Babasının hobisi mesleği oldu!....

 Yayınlanma : 04-04-2025 | 13 : 23 12
 Güncelleme : 04-04-2025 | 13 : 23 12
Babasının hobisi mesleği oldu!....
        

Babasından devraldığı hobisi mesleği oldu .

Babasından devraldığı hobisi mesleği oldu.

  Zonguldak'ın Ereğli ilçesinde yaşayan 36 yaşındaki Sercan Morcu, çocukluk yıllarında babasından edindiği antikacılık ve koleksiyon merakını zamanla bir mesleğe dönüştürdü.  

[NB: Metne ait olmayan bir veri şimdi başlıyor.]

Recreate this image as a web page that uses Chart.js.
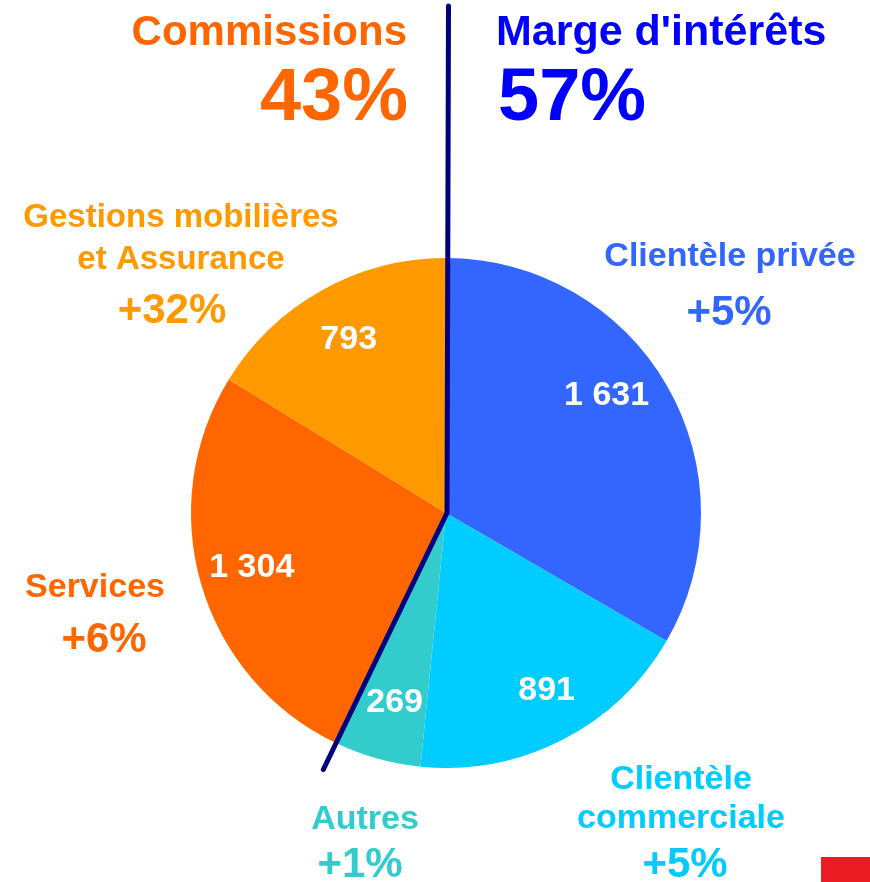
<!DOCTYPE html>
<html lang="fr">
<head>
<meta charset="utf-8">
<title>Produit net bancaire</title>
<script src="https://cdn.jsdelivr.net/npm/chart.js@4.4.1/dist/chart.umd.min.js"></script>
<style>
  html, body { margin: 0; padding: 0; background: #ffffff; }
  #wrap { width: 870px; height: 882px; }
</style>
</head>
<body>
<div id="wrap"><canvas id="pieChart" width="870" height="882"></canvas></div>
<script>
    const categories = [
      ["Clientèle privée"],
      ["Clientèle", "commerciale"],
      ["Autres"],
      ["Services"],
      ["Gestions mobilières", "et Assurance"]
    ];
    const values = [1631, 891, 269, 1304, 793];
    const growth = ["+5%", "+5%", "+1%", "+6%", "+32%"];
    const groups = ["interest", "interest", "interest", "fees", "fees"];
    const groupNames = { interest: "Marge d'intérêts", fees: "Commissions" };

    const sliceColors = ["#3366FF", "#00CCFF", "#33CCCC", "#FF6600", "#FF9900"];
    const groupColors = { interest: "#0000FF", fees: "#FF6600" };
    const FONT = '"Liberation Sans", Arial, Helvetica, sans-serif';

    // where the outside captions sit (centre x, first baseline, line gap, growth baseline, font size)
    const outerLabelLayout = [
      { x: 730, y: 266, lineGap: 0, growthX: 729, growthY: 325, size: 34 },
      { x: 681, y: 789, lineGap: 39, growthX: 685, growthY: 877, size: 34 },
      { x: 365, y: 829, lineGap: 0, growthX: 360, growthY: 877, size: 34 },
      { x: 95, y: 597, lineGap: 0, growthX: 104, growthY: 652, size: 34 },
      { x: 181, y: 227, lineGap: 42, growthX: 172, growthY: 323, size: 33 }
    ];
    const valueLabelNudge = [[-14, -19], [9, -4], [3, -7], [-1, -5], [1, 0]];

    function formatValue(value) {
      return String(value).replace(/\B(?=(\d{3})+(?!\d))/g, " ");
    }

    function drawText(ctx, text, x, y, size, color, align) {
      ctx.save();
      ctx.font = `bold ${size}px ${FONT}`;
      ctx.fillStyle = color;
      ctx.textAlign = align;
      ctx.textBaseline = "alphabetic";
      ctx.fillText(text, x, y);
      ctx.restore();
    }

    function groupShare(name) {
      const total = values.reduce((sum, v) => sum + v, 0);
      const part = values.filter((v, i) => groups[i] === name).reduce((sum, v) => sum + v, 0);
      return Math.round(part / total * 100) + "%";
    }

    const annotations = {
      id: "annotations",
      afterDatasetsDraw(chart) {
        const ctx = chart.ctx;
        const meta = chart.getDatasetMeta(0);

        // white values inside the slices
        meta.data.forEach((arc, i) => {
          const p = arc.getProps(["x", "y", "startAngle", "endAngle", "outerRadius"], true);
          const mid = (p.startAngle + p.endAngle) / 2;
          const r = p.outerRadius * 0.79;
          const lx = p.x + Math.cos(mid) * r + valueLabelNudge[i][0];
          const ly = p.y + Math.sin(mid) * r + valueLabelNudge[i][1];
          drawText(ctx, formatValue(values[i]), lx, ly + 12, 34, "#FFFFFF", "center");
        });

        // divider between the two groups
        const firstFee = meta.data[groups.indexOf("fees")];
        const d = firstFee.getProps(["x", "y", "startAngle", "outerRadius"], true);
        const len = d.outerRadius * 1.115;
        ctx.save();
        ctx.beginPath();
        ctx.moveTo(d.x + 2.5, 6);
        ctx.lineTo(d.x + 1, d.y);
        ctx.lineTo(d.x + Math.cos(d.startAngle) * len, d.y + Math.sin(d.startAngle) * len);
        ctx.strokeStyle = "#000080";
        ctx.lineWidth = 5;
        ctx.lineCap = "round";
        ctx.lineJoin = "round";
        ctx.stroke();
        ctx.restore();

        // captions outside the pie
        categories.forEach((lines, i) => {
          const pos = outerLabelLayout[i];
          lines.forEach((line, j) => {
            drawText(ctx, line, pos.x, pos.y + j * pos.lineGap, pos.size, sliceColors[i], "center");
          });
          drawText(ctx, growth[i], pos.growthX, pos.growthY, 42, sliceColors[i], "center");
        });

        // group headings
        drawText(ctx, groupNames.fees, 407, 45, 42, groupColors.fees, "right");
        drawText(ctx, groupShare("fees"), 408, 120, 74, groupColors.fees, "right");
        drawText(ctx, groupNames.interest, 496, 45, 43, groupColors.interest, "left");
        drawText(ctx, groupShare("interest"), 498, 120, 74, groupColors.interest, "left");

        // red mark in the corner
        ctx.save();
        ctx.fillStyle = "#ED1C24";
        ctx.fillRect(821, 857, 49, 25);
        ctx.restore();
      }
    };

    const pieChart = new Chart(document.getElementById("pieChart"), {
      type: "pie",
      data: {
        labels: categories,
        datasets: [
          {
            data: values,
            backgroundColor: sliceColors,
            borderWidth: 0,
            hoverOffset: 0,
            offset: 0
          }
        ]
      },
      options: {
        responsive: false,
        animation: false,
        events: [],
        layout: {
          padding: { left: 191, right: 169, top: 258, bottom: 114 }
        },
        plugins: {
          legend: { display: false },
          tooltip: { enabled: false }
        }
      },
      plugins: [annotations]
    });
</script>
</body>
</html>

  Karadeniz Ereğli ilçesinde yaşayan 36 yaşındaki Sercan Morcu, çocuk yaşta babasından aldığı ilhamla başladığı antika merakını yıllar içinde mesleğe dönüştürdü. Babasının Almanya'da yıllarca sürdürdüğü antikacılığın izinden giden Morcu, 2000 yılından bu yana topladığı objeleri, 2021 yılından itibaren ticarete dönüştürerek hem geçmişin izlerini korumaya hem de bu kültürü gelecek nesillere aktarmaya çalışıyor.

  Morcu, her eşyanın bir hikâyesi olduğunu ve bu işi yalnızca kazanç değil, aynı zamanda bir paylaşım aracı olarak gördüğünü anlattı.

  "BABAMDAN BULAŞAN BİR HASTALIK OLDU"

  Antikacılık tutkusunun çocuk yaşta babasından kendisine geçtiğini anlatan Morcu, o günleri şu sözlerle aktardı:

  "Babam 1970-2000 yılları arasında antikacılık yaptı. Hem antikacılık hem aslında koleksiyonerlik bir nevi. Çünkü o da sevdiği için başlamış o dönemlerde. O dönemlerde de Almanya'da ikamet ediyordu. 30 yıl antikacılığını aslında yurt dışında yaptı. 2000 yılında biz Türkiye'ye döndük. 2000'de döndüğümüzde biz 12 yaşındaydık yani ufaktım. 2000 yılında o da antikacılığı bırakıp sadece toplama olayıyla devam etti. Dolayısıyla ondan bulaşan bir hastalık oldu bizde."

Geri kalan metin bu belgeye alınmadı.